Wie auf Wasser oder Strom? Das Internet ist hierzulande ein kommerzieller Dienst. Deshalb gibt es in Gebieten, in denen es sich für die Anbieter nicht lohnt, dann auch nicht immer schnelles Internet. Die Erwartungen an die Bandbreite ändern sich auch ständig, die Datenmengen werden immer größer. Brauchen wir HD- oder 4K-Fernsehen? Früher reichte eine 56-kBit-Leitung. Die Gesellschaft muss zu einem Konsens kommen, was sie allen zur Verfügung stellen will, beispielsweise auch den Bewohnern einer abgeschiedenen Hallig. Also, ob das die Aufgabe des Staates und damit letztlich von uns allen sein soll.

Hängt die Zukunft an der vieldiskutierten Netzneutralität? Also dem Gebot, dass ein wirklich freies Netz - und damit eine freie Welt - nur möglich ist, wenn alle Daten gleich behandelt werden?

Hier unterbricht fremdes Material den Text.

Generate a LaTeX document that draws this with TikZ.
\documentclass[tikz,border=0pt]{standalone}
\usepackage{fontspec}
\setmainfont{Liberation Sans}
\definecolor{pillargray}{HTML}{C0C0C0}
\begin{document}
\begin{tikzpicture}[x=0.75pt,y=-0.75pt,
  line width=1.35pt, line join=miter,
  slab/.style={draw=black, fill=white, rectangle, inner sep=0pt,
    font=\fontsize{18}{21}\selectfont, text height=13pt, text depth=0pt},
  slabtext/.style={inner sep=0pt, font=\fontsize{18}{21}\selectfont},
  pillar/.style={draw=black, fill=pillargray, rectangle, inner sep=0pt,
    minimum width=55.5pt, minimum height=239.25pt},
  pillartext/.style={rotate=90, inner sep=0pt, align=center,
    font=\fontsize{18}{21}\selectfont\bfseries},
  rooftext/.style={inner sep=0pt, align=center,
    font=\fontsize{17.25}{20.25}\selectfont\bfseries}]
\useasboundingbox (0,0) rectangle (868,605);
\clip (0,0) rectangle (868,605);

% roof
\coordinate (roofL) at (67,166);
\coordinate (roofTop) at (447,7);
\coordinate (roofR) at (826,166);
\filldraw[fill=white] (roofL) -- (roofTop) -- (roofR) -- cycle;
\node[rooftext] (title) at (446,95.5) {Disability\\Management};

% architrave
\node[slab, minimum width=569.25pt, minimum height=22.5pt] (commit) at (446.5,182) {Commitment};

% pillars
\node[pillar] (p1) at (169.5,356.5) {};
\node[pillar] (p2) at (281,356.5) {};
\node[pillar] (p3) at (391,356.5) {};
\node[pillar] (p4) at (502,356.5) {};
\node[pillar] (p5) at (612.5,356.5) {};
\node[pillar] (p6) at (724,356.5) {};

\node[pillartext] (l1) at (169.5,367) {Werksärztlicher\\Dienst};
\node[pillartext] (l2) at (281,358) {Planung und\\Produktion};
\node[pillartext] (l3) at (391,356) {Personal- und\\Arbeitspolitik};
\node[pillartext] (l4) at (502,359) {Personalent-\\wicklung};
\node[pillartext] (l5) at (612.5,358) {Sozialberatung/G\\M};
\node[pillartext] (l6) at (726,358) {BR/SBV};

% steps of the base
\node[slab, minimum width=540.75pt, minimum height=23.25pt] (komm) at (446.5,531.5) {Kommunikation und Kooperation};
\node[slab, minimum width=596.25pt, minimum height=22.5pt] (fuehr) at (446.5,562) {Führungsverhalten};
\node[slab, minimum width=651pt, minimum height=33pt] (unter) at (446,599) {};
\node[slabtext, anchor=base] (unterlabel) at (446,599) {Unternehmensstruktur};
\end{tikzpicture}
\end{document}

Netzneutralität ist ein politischer Kampfbegriff. Wenn die Infrastruktur funktionieren soll, ist es gar nicht sinnvoll, alle Daten gleich zu behandeln, wie es ihre Fans fordern. Und so wird es ja auch gemacht, um den Zugang zum Netz aufrechtzuerhalten. So ist es wichtig, dass zum Beispiel DDoS-Attacken frühzeitig herausgefiltert werden. Und es gibt Dienste wie Voice over IP, die rein physikalisch mehr Bandbreite brauchen als beispielsweise eine E-Mail.